Voire même un claquement de mains.

Est-ce que l'état d'hébétude qui suit un éternuement est une occasion de s'éveiller ? :)
Dumè Antoni

Ted a écrit :Concrètement, pourquoi un choc sur la tête provoque t'il un kensho ? :oops:
Le kensho n'est pas provoqué par un choc sur la tête, mais peut arriver à n'importe quel moment et c'est vrai que l'on raconte souvent des histoires de ce genre. Je pense que c'est pour insister sur l'aspect immédiat, abrupte et impossible à prévoir et à cause de la coïncidence entre l'esprit analytique, dualiste, et la douleur fulgurante, transfixiante, provoquée par le coup, mais uniquement quand le pratiquant est prêt (ou mûr).

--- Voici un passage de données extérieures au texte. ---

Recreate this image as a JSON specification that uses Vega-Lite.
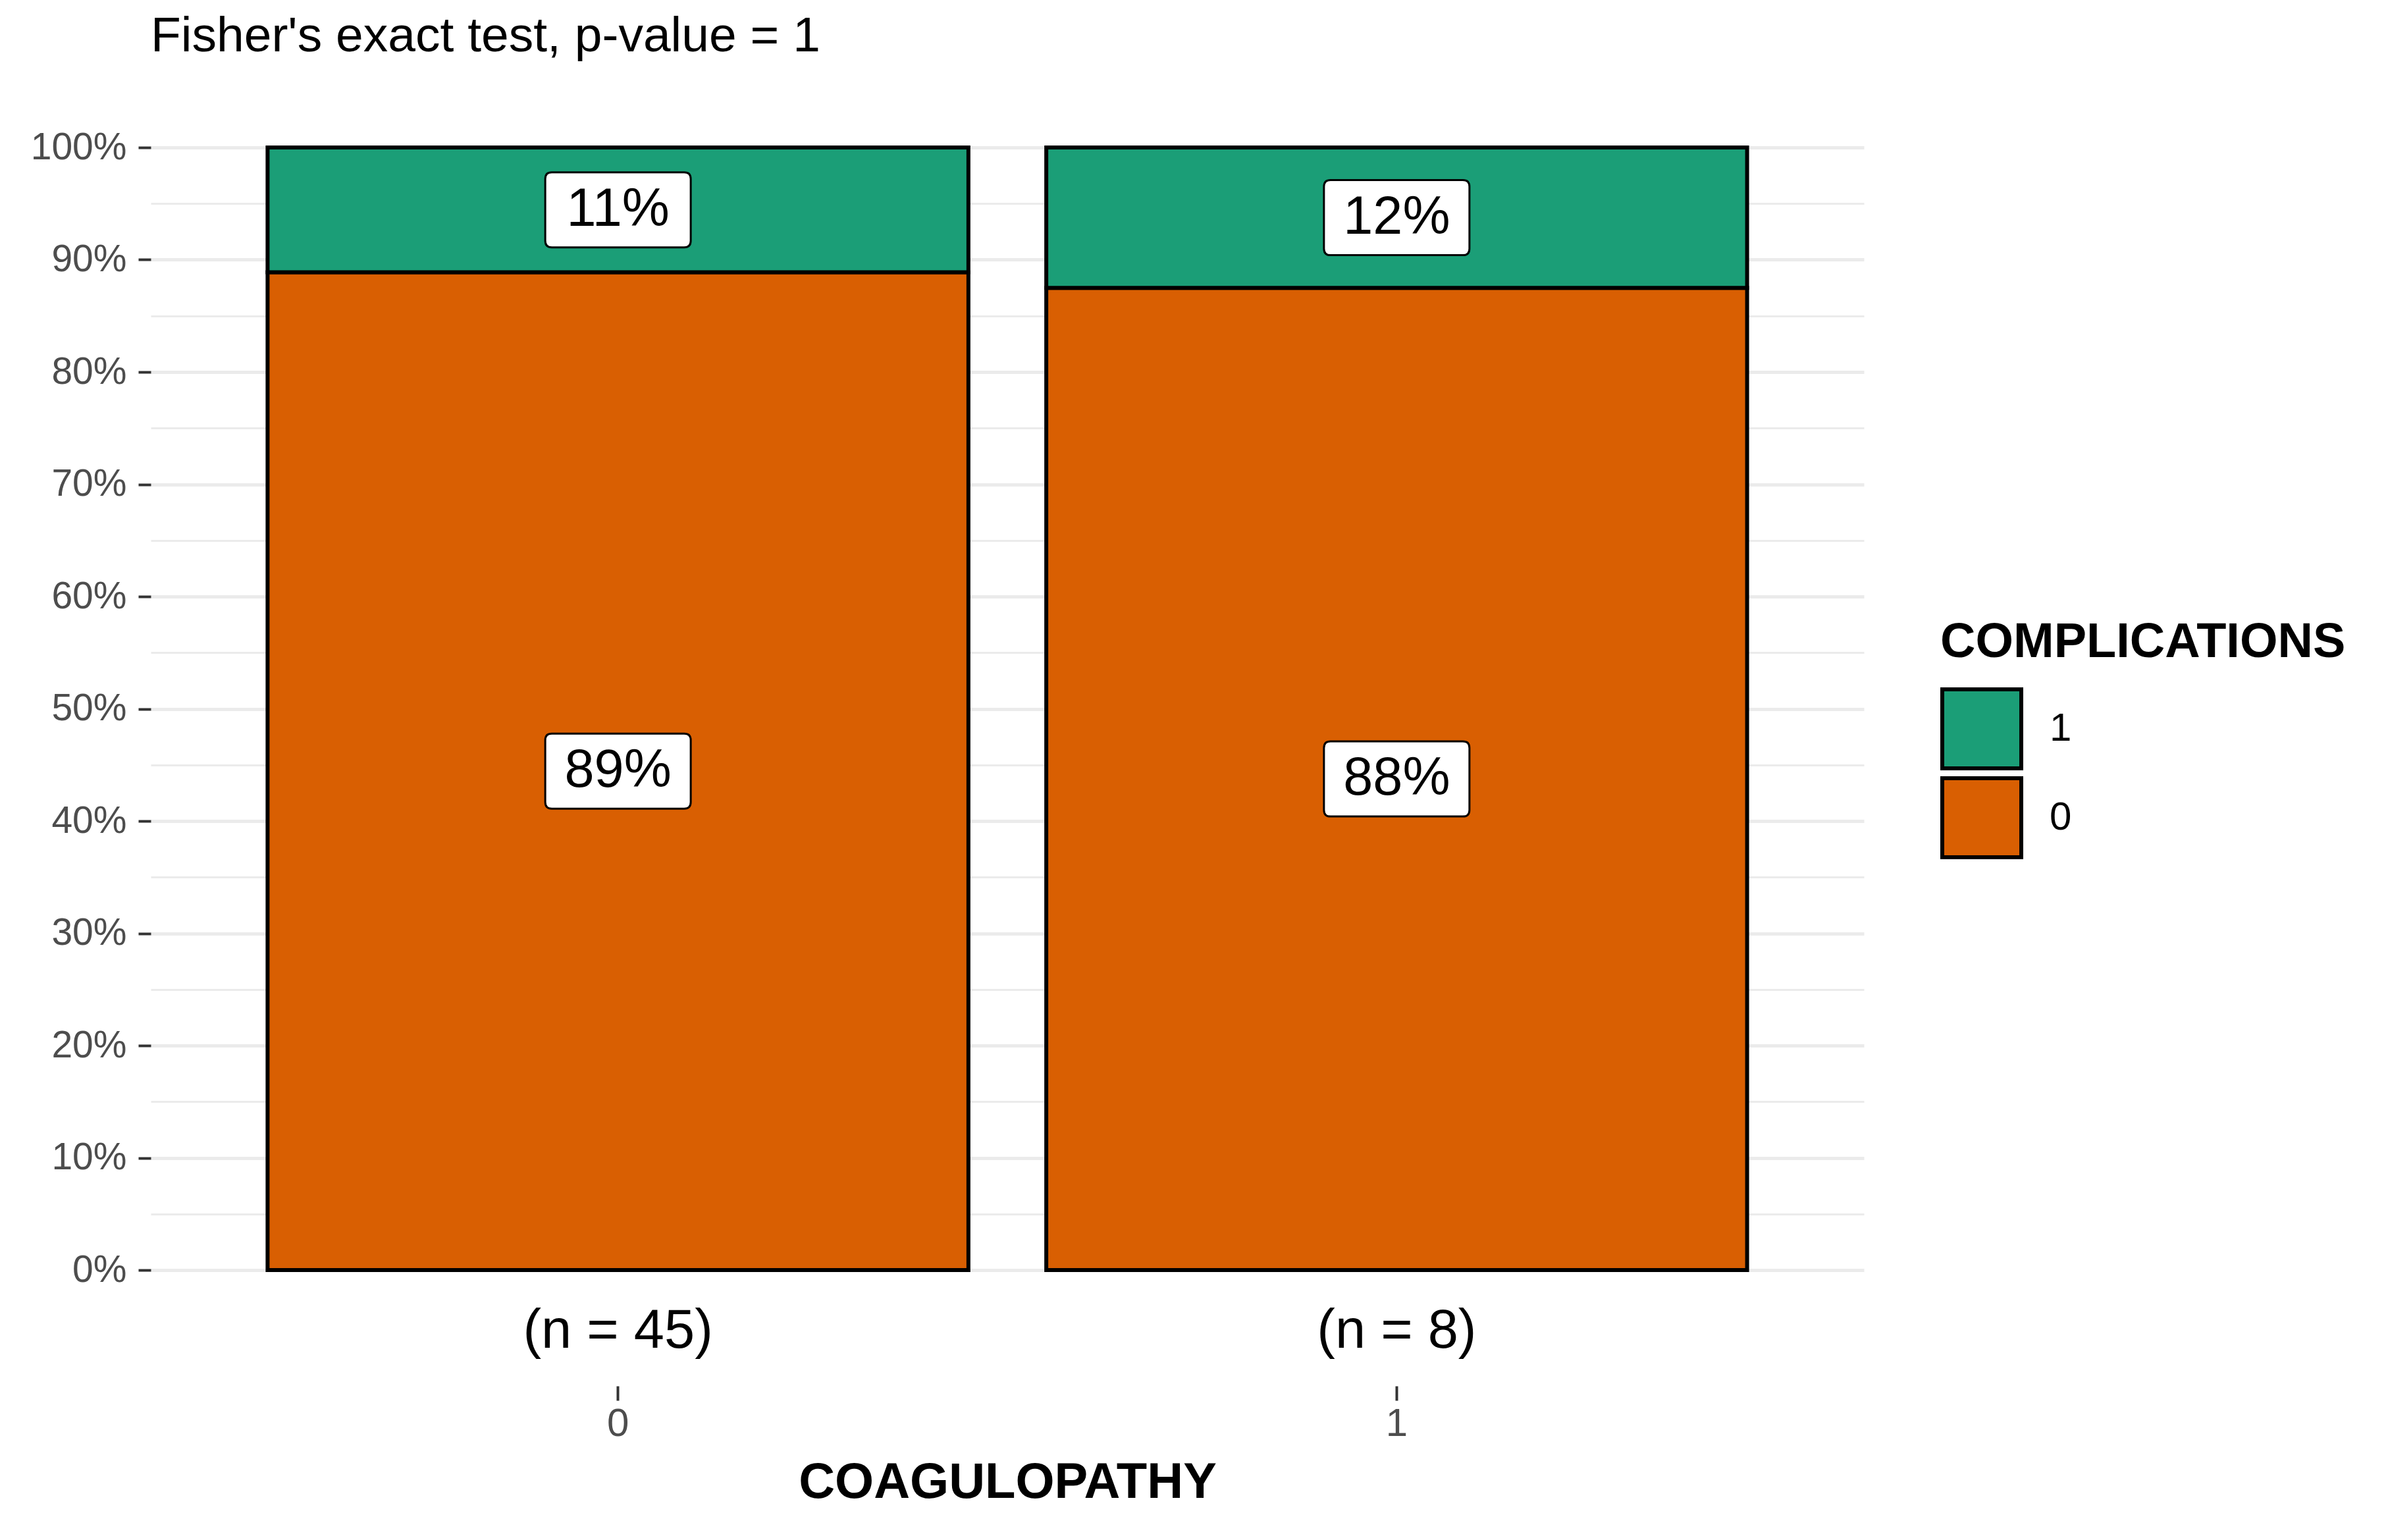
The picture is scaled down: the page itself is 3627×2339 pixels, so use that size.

Mais le plus souvent, (bien qu'aucune statistique n'ait été faite sur la question :lol: ) le kensho arrive pendant zazen ou lors d'une concentration intense (en particulier quand le pratiquant est plongé dans le "doute").

Le doute est une concentration spéciale de l'esprit, généralement générée par les kôans, quand le mental du pratiquant est "figé" ou comme "surgelé" (dans le sens "entropique" du terme) par une situation inextricable intellectuellement. Mais on peut avoir le kensho sans l'usage des kôans, bien sûr.
Est-ce que l'état d'hébétude qui suit un éternuement est une occasion de s'éveiller ? :)
Si le pratiquant est mûr, pourquoi pas ? Mais ce n'est pas la cause du kensho. Quand le pratiquant est mûr, n'importe quelle situation provoquant la coïncidence entre l'esprit dualiste et l'esprit de Bouddha est l'occasion du kensho.
ted

Si quand on a le kensho il n'y a plus de doute possible (tu disais que si ton maître ne l'avait pas reconnu chez toi, tu aurais douté de son Kensho à lui), pourquoi le faire certifier ?
tongra

Peut-être un acte spontané et essentiel d'humilité et de gratitude (autant envers l'esprit de bouddha qu'envers celui qui l'a représenté et présenté sur le chemin) ?
Dumè Antoni

Ted a écrit :Si quand on a le kensho il n'y a plus de doute possible (tu disais que si ton maître ne l'avait pas reconnu chez toi, tu aurais douté de son Kensho à lui), pourquoi le faire certifier ?
Tongra a écrit :Peut-être un acte spontané et essentiel d'humilité et de gratitude (autant envers l'esprit de bouddha qu'envers celui qui l'a représenté et présenté sur le chemin) ?
La réponse de Tongra est la bonne réponse. Après kensho, on reconnaît le Bouddha et on se retrouve immédiatement sur le Pic du Vautour, avec le Bouddha qui montre la fleur. La certification, c'est le silence de Kashyapa et le sourire du Bouddha.